-- Start Source data --

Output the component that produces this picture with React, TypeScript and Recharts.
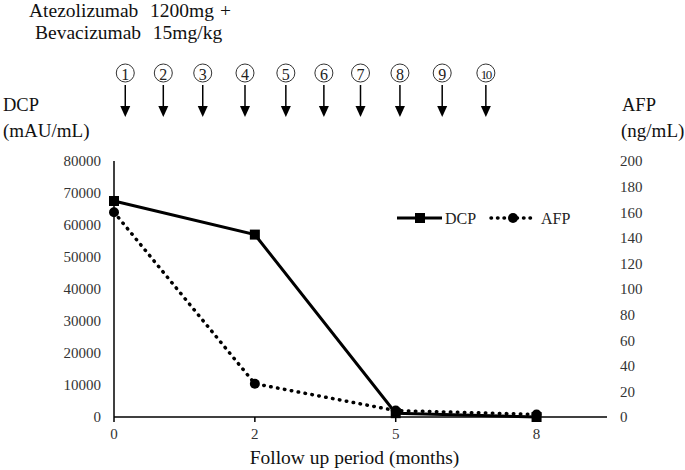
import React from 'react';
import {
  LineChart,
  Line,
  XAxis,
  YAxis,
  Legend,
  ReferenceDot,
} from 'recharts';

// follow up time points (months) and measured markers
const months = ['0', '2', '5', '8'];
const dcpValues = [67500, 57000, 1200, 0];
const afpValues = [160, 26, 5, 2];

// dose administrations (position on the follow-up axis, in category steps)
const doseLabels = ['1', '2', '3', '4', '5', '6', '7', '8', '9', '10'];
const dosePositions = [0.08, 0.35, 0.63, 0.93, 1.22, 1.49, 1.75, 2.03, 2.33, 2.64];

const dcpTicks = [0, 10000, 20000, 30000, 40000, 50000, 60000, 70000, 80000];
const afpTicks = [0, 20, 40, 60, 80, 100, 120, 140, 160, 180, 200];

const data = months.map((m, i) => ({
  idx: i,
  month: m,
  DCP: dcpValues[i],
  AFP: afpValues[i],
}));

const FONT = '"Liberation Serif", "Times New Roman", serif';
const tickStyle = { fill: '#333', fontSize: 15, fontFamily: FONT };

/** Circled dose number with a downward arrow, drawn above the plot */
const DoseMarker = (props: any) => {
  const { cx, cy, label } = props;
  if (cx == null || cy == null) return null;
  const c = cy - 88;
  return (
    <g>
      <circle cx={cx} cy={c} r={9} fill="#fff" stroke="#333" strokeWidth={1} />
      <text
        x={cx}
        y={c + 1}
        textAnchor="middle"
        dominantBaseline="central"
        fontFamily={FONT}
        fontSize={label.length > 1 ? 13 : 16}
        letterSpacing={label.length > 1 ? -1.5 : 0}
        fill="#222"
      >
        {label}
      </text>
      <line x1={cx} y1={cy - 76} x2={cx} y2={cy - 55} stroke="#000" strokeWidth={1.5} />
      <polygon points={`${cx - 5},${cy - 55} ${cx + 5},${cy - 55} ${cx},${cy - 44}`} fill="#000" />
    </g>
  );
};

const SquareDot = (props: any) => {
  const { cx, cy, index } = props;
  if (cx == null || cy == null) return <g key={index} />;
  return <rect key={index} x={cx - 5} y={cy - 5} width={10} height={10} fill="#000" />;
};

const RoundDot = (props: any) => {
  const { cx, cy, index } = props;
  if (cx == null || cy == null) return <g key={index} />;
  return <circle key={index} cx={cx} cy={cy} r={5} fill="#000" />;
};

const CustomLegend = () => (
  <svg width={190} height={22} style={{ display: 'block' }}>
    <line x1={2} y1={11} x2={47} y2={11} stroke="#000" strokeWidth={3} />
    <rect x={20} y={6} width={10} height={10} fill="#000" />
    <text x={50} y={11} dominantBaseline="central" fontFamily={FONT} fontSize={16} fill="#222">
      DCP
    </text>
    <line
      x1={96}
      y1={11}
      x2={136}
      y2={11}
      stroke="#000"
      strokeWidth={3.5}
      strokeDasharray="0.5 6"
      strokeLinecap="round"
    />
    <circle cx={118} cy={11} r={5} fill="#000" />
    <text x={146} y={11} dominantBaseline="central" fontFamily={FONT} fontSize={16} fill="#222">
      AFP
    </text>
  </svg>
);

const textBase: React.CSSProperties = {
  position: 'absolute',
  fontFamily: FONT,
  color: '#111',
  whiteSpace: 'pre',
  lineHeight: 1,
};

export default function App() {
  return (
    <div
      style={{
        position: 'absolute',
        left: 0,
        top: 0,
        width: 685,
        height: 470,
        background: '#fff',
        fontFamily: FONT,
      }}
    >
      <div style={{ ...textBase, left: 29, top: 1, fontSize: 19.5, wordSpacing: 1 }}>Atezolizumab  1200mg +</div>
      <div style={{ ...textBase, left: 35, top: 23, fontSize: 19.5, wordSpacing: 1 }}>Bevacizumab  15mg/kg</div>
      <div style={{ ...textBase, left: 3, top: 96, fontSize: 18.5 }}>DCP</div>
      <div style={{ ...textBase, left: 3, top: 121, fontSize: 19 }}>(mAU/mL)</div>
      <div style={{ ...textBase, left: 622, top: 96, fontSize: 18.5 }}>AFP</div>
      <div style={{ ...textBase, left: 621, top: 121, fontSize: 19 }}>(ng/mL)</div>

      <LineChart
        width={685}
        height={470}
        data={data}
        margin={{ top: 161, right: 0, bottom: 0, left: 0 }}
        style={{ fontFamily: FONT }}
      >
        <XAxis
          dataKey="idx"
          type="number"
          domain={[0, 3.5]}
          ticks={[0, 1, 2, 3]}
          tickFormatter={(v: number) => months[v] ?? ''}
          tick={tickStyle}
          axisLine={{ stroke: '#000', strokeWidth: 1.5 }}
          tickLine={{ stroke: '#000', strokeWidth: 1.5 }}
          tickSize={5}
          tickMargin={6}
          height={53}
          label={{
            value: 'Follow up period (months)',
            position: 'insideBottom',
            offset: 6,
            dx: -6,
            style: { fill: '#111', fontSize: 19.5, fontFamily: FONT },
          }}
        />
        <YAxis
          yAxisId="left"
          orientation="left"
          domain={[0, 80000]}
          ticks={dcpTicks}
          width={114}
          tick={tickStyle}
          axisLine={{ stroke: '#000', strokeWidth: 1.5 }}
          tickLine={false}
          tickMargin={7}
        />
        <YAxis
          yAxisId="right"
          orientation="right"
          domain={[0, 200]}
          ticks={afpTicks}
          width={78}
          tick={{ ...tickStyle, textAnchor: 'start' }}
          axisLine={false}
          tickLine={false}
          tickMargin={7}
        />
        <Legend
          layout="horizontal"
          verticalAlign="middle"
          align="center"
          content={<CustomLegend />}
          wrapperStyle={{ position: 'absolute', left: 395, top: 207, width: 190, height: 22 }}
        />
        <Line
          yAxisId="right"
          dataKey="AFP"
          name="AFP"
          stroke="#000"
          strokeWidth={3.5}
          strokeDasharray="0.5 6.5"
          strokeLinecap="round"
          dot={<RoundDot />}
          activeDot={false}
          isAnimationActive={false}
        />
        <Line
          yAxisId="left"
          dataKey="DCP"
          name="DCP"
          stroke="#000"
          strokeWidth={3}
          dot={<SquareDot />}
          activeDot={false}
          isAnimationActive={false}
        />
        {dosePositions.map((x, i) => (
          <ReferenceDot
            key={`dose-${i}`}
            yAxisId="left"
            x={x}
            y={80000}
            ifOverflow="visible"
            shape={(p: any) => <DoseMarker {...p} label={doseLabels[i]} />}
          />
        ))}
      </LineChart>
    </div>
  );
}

-- End Source data --

— Short task —
Repeat the data in full and exactly. Omit pictures.

— Result of this exercise —
Output the component that produces this picture with React, TypeScript and Recharts.
import React from 'react';
import {
  LineChart,
  Line,
  XAxis,
  YAxis,
  Legend,
  ReferenceDot,
} from 'recharts';

// follow up time points (months) and measured markers
const months = ['0', '2', '5', '8'];
const dcpValues = [67500, 57000, 1200, 0];
const afpValues = [160, 26, 5, 2];

// dose administrations (position on the follow-up axis, in category steps)
const doseLabels = ['1', '2', '3', '4', '5', '6', '7', '8', '9', '10'];
const dosePositions = [0.08, 0.35, 0.63, 0.93, 1.22, 1.49, 1.75, 2.03, 2.33, 2.64];

const dcpTicks = [0, 10000, 20000, 30000, 40000, 50000, 60000, 70000, 80000];
const afpTicks = [0, 20, 40, 60, 80, 100, 120, 140, 160, 180, 200];

const data = months.map((m, i) => ({
  idx: i,
  month: m,
  DCP: dcpValues[i],
  AFP: afpValues[i],
}));

const FONT = '"Liberation Serif", "Times New Roman", serif';
const tickStyle = { fill: '#333', fontSize: 15, fontFamily: FONT };

/** Circled dose number with a downward arrow, drawn above the plot */
const DoseMarker = (props: any) => {
  const { cx, cy, label } = props;
  if (cx == null || cy == null) return null;
  const c = cy - 88;
  return (
    <g>
      <circle cx={cx} cy={c} r={9} fill="#fff" stroke="#333" strokeWidth={1} />
      <text
        x={cx}
        y={c + 1}
        textAnchor="middle"
        dominantBaseline="central"
        fontFamily={FONT}
        fontSize={label.length > 1 ? 13 : 16}
        letterSpacing={label.length > 1 ? -1.5 : 0}
        fill="#222"
      >
        {label}
      </text>
      <line x1={cx} y1={cy - 76} x2={cx} y2={cy - 55} stroke="#000" strokeWidth={1.5} />
      <polygon points={`${cx - 5},${cy - 55} ${cx + 5},${cy - 55} ${cx},${cy - 44}`} fill="#000" />
    </g>
  );
};

const SquareDot = (props: any) => {
  const { cx, cy, index } = props;
  if (cx == null || cy == null) return <g key={index} />;
  return <rect key={index} x={cx - 5} y={cy - 5} width={10} height={10} fill="#000" />;
};

const RoundDot = (props: any) => {
  const { cx, cy, index } = props;
  if (cx == null || cy == null) return <g key={index} />;
  return <circle key={index} cx={cx} cy={cy} r={5} fill="#000" />;
};

const CustomLegend = () => (
  <svg width={190} height={22} style={{ display: 'block' }}>
    <line x1={2} y1={11} x2={47} y2={11} stroke="#000" strokeWidth={3} />
    <rect x={20} y={6} width={10} height={10} fill="#000" />
    <text x={50} y={11} dominantBaseline="central" fontFamily={FONT} fontSize={16} fill="#222">
      DCP
    </text>
    <line
      x1={96}
      y1={11}
      x2={136}
      y2={11}
      stroke="#000"
      strokeWidth={3.5}
      strokeDasharray="0.5 6"
      strokeLinecap="round"
    />
    <circle cx={118} cy={11} r={5} fill="#000" />
    <text x={146} y={11} dominantBaseline="central" fontFamily={FONT} fontSize={16} fill="#222">
      AFP
    </text>
  </svg>
);

const textBase: React.CSSProperties = {
  position: 'absolute',
  fontFamily: FONT,
  color: '#111',
  whiteSpace: 'pre',
  lineHeight: 1,
};

export default function App() {
  return (
    <div
      style={{
        position: 'absolute',
        left: 0,
        top: 0,
        width: 685,
        height: 470,
        background: '#fff',
        fontFamily: FONT,
      }}
    >
      <div style={{ ...textBase, left: 29, top: 1, fontSize: 19.5, wordSpacing: 1 }}>Atezolizumab  1200mg +</div>
      <div style={{ ...textBase, left: 35, top: 23, fontSize: 19.5, wordSpacing: 1 }}>Bevacizumab  15mg/kg</div>
      <div style={{ ...textBase, left: 3, top: 96, fontSize: 18.5 }}>DCP</div>
      <div style={{ ...textBase, left: 3, top: 121, fontSize: 19 }}>(mAU/mL)</div>
      <div style={{ ...textBase, left: 622, top: 96, fontSize: 18.5 }}>AFP</div>
      <div style={{ ...textBase, left: 621, top: 121, fontSize: 19 }}>(ng/mL)</div>

      <LineChart
        width={685}
        height={470}
        data={data}
        margin={{ top: 161, right: 0, bottom: 0, left: 0 }}
        style={{ fontFamily: FONT }}
      >
        <XAxis
          dataKey="idx"
          type="number"
          domain={[0, 3.5]}
          ticks={[0, 1, 2, 3]}
          tickFormatter={(v: number) => months[v] ?? ''}
          tick={tickStyle}
          axisLine={{ stroke: '#000', strokeWidth: 1.5 }}
          tickLine={{ stroke: '#000', strokeWidth: 1.5 }}
          tickSize={5}
          tickMargin={6}
          height={53}
          label={{
            value: 'Follow up period (months)',
            position: 'insideBottom',
            offset: 6,
            dx: -6,
            style: { fill: '#111', fontSize: 19.5, fontFamily: FONT },
          }}
        />
        <YAxis
          yAxisId="left"
          orientation="left"
          domain={[0, 80000]}
          ticks={dcpTicks}
          width={114}
          tick={tickStyle}
          axisLine={{ stroke: '#000', strokeWidth: 1.5 }}
          tickLine={false}
          tickMargin={7}
        />
        <YAxis
          yAxisId="right"
          orientation="right"
          domain={[0, 200]}
          ticks={afpTicks}
          width={78}
          tick={{ ...tickStyle, textAnchor: 'start' }}
          axisLine={false}
          tickLine={false}
          tickMargin={7}
        />
        <Legend
          layout="horizontal"
          verticalAlign="middle"
          align="center"
          content={<CustomLegend />}
          wrapperStyle={{ position: 'absolute', left: 395, top: 207, width: 190, height: 22 }}
        />
        <Line
          yAxisId="right"
          dataKey="AFP"
          name="AFP"
          stroke="#000"
          strokeWidth={3.5}
          strokeDasharray="0.5 6.5"
          strokeLinecap="round"
          dot={<RoundDot />}
          activeDot={false}
          isAnimationActive={false}
        />
        <Line
          yAxisId="left"
          dataKey="DCP"
          name="DCP"
          stroke="#000"
          strokeWidth={3}
          dot={<SquareDot />}
          activeDot={false}
          isAnimationActive={false}
        />
        {dosePositions.map((x, i) => (
          <ReferenceDot
            key={`dose-${i}`}
            yAxisId="left"
            x={x}
            y={80000}
            ifOverflow="visible"
            shape={(p: any) => <DoseMarker {...p} label={doseLabels[i]} />}
          />
        ))}
      </LineChart>
    </div>
  );
}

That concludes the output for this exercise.